On Jan 31, just one day before a dovish Powell presser sent stocks surging higher in what to this date remains the biggest short squeeze in a decade, boosted by a historic 0DTE buying frenzy, the “Big Short” Michael Burry tweeted one word: “sell.”
Then, when stocks spiked higher, Burry promptly deleted not just the tweet but his entire account, only to reactivate it one week later for yet another sarcastic tweet, suggesting that this time was no different than the dot com crisis (the tweet has also since been deleted).
In retrospect, it may have been a little bit different after all because with just hours left to the end of the first quarter, Burry again flipped, and informed his audience – with one of his patented self-destructing tweets – that he was “wrong to say sell“…
…. which incidentally is something we predicted just two weeks prior when days after the SVB failure when the Fed panicked and injected $400 billion in reserves into the system, we warned that the “chase begins” just as stocks were about to ramp higher, not lower as so many expected would be the obvious, logical outcome to the biggest financial crisis since Lehman.
Chase begins pic.twitter.com/DLPt5w8DG4
— zerohedge (@zerohedge) March 17, 2023
In any case, fast forward to today some 45 days after the end of the quarter – better known as 13F filing time – when we found out just why Burry was “wrong to say sell”: according to his latest SEC filing, his Scion Capital was busy buying stocks in Q1. In fact, at $106 million in notional value of his disclosed positions, this was Burry’s biggest buying spree in years.
Looking at Scion’s latest 13F reveals that once again Burry liquidated the rest of his legacy 2022 holdings, dumping his entire stake in companies like Black Knight, Wolverine World Wide, MGM Resorts and Qurate; he also trimmed his formerly largest holding, private prison operator GEO group, and reallocated the proceeds in three ways
- Adding to his Chinese exposure, making JD.com and Alibaba his top stocks (a move which appears to have been driven by the Q4 momentum and which has since fizzled, leading to substantial losses in Chinese names).

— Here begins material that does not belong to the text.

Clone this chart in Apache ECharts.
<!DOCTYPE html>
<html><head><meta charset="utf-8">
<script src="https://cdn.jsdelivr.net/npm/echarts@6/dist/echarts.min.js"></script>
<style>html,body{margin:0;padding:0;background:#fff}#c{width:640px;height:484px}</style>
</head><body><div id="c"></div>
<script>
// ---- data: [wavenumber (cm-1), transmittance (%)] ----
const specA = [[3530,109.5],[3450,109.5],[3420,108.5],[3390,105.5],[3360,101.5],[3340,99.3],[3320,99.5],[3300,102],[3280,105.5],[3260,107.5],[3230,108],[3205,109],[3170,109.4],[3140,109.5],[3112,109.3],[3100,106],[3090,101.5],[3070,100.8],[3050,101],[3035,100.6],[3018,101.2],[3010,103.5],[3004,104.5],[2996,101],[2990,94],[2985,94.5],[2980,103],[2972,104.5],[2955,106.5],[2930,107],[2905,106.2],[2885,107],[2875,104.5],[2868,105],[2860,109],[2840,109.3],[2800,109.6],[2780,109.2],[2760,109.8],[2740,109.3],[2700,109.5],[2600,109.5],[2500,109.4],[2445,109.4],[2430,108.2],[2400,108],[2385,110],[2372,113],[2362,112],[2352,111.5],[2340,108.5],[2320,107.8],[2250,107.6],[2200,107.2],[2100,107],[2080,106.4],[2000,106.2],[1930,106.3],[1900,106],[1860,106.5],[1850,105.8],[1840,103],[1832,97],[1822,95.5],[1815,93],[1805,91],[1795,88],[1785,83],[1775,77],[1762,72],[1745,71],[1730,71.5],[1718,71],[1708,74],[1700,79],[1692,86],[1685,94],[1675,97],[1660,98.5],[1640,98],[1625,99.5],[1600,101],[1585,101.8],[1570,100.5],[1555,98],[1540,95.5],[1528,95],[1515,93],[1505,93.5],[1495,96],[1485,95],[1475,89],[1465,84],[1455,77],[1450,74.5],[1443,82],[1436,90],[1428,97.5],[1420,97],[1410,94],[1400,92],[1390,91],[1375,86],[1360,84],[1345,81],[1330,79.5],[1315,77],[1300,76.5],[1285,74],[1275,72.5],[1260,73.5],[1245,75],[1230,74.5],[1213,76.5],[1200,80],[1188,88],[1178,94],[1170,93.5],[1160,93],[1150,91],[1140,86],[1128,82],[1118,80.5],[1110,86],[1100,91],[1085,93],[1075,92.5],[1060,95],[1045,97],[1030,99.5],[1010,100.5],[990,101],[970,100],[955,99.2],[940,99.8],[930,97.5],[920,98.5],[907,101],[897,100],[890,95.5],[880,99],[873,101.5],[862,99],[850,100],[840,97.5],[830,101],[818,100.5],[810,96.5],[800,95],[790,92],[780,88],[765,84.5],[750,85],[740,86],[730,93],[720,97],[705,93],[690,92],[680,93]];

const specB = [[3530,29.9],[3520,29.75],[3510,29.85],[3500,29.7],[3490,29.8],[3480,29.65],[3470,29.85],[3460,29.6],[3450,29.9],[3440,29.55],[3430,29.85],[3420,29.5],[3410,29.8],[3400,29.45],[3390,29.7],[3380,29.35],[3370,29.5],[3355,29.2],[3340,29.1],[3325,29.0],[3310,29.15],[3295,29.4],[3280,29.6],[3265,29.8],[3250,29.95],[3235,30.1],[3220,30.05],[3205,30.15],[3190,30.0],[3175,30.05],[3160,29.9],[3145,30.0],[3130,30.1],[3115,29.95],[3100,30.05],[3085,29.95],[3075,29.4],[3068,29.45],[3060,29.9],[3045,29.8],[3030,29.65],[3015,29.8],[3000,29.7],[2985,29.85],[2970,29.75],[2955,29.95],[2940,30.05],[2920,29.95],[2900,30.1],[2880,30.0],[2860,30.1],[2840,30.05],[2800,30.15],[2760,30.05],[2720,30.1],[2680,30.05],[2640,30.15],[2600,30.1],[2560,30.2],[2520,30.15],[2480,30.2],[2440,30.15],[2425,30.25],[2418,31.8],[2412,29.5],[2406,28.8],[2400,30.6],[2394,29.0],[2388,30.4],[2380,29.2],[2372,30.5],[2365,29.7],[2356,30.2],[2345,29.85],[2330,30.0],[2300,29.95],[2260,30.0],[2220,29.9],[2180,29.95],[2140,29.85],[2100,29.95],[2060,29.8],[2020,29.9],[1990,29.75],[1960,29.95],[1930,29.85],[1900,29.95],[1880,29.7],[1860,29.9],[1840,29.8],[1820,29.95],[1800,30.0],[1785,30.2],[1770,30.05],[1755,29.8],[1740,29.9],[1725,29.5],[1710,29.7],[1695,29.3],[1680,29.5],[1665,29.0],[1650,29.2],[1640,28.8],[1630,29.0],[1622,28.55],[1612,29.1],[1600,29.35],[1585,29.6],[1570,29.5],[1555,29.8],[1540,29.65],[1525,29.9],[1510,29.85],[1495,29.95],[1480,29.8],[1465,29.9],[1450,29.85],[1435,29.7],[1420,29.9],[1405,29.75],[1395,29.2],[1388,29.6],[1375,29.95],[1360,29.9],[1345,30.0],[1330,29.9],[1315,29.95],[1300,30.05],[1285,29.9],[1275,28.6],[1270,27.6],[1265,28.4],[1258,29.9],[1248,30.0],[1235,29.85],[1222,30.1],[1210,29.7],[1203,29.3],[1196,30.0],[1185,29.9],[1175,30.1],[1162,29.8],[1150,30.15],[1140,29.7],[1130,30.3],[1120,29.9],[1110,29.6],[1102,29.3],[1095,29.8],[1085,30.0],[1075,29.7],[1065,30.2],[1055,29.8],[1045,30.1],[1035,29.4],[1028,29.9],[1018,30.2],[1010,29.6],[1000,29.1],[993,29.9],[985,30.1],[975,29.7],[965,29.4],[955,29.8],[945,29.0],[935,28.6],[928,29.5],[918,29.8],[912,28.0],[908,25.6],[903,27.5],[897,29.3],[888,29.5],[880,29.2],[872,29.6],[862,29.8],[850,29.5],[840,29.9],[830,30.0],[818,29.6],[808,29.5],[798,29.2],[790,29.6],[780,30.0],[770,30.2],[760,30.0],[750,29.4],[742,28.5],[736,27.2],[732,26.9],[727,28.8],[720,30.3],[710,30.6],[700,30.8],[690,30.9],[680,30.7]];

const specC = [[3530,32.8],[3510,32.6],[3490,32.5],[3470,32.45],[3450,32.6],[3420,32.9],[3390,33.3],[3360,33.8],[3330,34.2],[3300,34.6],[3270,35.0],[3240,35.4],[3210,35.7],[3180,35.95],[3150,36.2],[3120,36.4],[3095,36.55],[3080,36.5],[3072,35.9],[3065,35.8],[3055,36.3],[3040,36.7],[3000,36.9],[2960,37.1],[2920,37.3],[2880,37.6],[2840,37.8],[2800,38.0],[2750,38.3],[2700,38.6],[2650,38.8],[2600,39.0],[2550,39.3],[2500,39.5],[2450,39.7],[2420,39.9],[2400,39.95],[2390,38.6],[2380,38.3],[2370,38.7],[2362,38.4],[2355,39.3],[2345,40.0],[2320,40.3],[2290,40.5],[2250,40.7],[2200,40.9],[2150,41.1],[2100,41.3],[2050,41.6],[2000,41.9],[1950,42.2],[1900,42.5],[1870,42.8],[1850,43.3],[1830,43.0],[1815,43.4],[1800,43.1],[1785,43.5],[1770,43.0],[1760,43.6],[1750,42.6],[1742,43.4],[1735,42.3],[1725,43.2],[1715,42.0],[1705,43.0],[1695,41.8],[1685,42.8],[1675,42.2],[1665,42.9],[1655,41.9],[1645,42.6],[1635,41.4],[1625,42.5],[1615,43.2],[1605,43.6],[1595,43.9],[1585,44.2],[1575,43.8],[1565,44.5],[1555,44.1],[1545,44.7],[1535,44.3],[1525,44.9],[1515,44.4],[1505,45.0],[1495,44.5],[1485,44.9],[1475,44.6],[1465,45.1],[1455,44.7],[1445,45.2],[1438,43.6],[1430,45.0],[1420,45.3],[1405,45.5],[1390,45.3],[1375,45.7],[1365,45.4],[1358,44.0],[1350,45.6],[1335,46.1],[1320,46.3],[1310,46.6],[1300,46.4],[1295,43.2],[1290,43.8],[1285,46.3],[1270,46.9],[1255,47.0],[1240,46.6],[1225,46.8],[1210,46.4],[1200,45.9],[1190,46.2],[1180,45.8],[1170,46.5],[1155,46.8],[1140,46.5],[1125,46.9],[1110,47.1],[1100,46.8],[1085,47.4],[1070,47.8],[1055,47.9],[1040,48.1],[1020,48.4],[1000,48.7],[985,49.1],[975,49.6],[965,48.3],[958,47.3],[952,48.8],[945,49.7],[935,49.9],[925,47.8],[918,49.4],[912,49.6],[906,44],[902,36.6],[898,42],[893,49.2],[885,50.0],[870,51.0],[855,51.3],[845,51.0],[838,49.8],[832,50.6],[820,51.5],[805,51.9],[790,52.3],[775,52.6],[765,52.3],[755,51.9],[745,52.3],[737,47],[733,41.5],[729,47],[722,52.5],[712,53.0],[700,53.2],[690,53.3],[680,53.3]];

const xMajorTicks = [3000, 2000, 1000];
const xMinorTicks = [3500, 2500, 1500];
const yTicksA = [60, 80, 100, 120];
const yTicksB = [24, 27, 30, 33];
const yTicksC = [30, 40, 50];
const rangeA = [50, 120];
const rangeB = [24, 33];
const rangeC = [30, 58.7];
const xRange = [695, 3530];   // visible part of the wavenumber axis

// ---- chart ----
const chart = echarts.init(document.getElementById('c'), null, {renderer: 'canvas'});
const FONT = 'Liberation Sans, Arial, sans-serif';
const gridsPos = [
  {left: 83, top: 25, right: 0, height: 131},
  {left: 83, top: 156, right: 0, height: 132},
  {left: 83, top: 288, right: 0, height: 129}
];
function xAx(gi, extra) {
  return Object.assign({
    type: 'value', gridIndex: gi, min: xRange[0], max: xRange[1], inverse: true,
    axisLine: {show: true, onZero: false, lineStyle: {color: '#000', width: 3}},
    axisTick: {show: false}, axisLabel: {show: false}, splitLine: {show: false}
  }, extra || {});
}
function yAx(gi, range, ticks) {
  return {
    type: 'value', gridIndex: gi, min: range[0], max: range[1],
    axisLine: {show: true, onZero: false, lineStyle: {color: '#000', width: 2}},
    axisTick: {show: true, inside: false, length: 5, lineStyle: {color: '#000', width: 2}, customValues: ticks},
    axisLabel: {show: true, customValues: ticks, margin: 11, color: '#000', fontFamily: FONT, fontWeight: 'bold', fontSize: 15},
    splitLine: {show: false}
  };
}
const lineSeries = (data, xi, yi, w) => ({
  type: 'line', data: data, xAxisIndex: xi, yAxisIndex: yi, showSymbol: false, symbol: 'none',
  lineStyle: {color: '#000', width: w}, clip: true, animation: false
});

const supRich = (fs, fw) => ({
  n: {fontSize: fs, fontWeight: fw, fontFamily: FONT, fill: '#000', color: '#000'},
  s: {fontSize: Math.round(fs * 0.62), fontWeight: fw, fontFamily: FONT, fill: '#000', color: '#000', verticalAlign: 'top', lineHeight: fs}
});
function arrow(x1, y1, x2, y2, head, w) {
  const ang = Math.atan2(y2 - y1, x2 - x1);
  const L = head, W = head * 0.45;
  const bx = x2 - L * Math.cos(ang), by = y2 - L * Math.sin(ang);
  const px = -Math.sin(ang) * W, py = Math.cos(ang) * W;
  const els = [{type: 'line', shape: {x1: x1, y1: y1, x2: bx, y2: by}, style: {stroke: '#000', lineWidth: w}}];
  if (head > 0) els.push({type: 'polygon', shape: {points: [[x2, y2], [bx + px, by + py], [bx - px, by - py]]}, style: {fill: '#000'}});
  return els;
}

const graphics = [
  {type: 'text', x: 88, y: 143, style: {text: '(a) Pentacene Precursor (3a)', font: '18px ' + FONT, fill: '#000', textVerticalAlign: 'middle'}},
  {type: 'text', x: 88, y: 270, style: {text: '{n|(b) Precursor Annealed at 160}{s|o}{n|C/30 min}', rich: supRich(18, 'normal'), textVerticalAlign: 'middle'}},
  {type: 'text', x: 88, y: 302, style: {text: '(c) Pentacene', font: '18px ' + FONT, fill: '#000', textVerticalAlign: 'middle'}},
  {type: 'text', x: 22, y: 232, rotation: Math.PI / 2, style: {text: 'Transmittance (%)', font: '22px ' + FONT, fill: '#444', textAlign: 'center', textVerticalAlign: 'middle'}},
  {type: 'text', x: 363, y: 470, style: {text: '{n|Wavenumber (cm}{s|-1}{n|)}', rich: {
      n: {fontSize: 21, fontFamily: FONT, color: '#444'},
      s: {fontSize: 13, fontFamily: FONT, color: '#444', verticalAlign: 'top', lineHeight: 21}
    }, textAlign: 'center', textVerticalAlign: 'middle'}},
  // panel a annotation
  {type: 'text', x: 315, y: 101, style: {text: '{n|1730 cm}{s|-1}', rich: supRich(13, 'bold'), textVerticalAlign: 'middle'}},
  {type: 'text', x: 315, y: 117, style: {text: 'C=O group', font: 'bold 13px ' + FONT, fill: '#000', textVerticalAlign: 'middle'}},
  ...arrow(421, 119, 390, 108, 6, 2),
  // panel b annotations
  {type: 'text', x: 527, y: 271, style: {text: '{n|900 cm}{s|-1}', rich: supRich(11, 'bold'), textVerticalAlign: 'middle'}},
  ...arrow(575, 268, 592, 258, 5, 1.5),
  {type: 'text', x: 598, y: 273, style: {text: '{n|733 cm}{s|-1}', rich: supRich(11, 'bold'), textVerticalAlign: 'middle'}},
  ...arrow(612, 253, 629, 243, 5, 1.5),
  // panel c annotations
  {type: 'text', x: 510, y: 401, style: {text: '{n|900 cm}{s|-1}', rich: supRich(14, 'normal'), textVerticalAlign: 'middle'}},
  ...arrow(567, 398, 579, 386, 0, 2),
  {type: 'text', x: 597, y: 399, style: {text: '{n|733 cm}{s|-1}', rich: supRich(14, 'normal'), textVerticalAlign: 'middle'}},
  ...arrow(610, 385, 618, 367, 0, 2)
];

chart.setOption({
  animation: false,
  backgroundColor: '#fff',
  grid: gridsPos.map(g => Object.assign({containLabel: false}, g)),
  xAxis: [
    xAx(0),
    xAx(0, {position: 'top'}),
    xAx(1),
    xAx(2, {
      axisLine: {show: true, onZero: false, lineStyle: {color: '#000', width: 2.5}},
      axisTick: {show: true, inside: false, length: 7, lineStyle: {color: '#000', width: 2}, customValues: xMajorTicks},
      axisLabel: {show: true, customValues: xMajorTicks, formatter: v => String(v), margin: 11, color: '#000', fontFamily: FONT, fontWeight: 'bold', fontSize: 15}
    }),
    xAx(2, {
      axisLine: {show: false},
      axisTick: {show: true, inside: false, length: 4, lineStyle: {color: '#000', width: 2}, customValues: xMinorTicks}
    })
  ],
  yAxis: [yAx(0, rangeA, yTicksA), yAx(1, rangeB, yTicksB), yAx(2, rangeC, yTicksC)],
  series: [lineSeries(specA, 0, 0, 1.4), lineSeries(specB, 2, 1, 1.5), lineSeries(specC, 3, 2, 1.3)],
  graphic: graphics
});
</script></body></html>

- Launching a handful of new positions in energy names such as Coterra, NOV and Devon
- Most notably, a third – or seven of the fund’s total 21 positions – were financial names, and with the exception of Wells, they were mostly distressed, regional, small banks and/or credit card companies, such as CapitalOne, Western Alliance, Pacwest, First Republic, and Huntington Bancshares.
Unfortunately for Burry, one of those banks is already a doughnut which means that unless he promptly sold out of his FRC stake, Burry is down some $2 million on this particular bank. As for the others, they may yet bounce but so far they have not. Meanwhile, as we showed yesterday, as long as QT continues, so will the deposit drain which is mostly hitting small and regional banks, and will inevitably lead to many more failures…
… unless the Fed suddenly decides it has unleashed enough bank sector destruction and reverses, cutting rates and restarting QE. Point being Burry appears to have enough of being called the “big short” and in this particular twist of the liquidity cycle is positioning himself to be the next “big long.”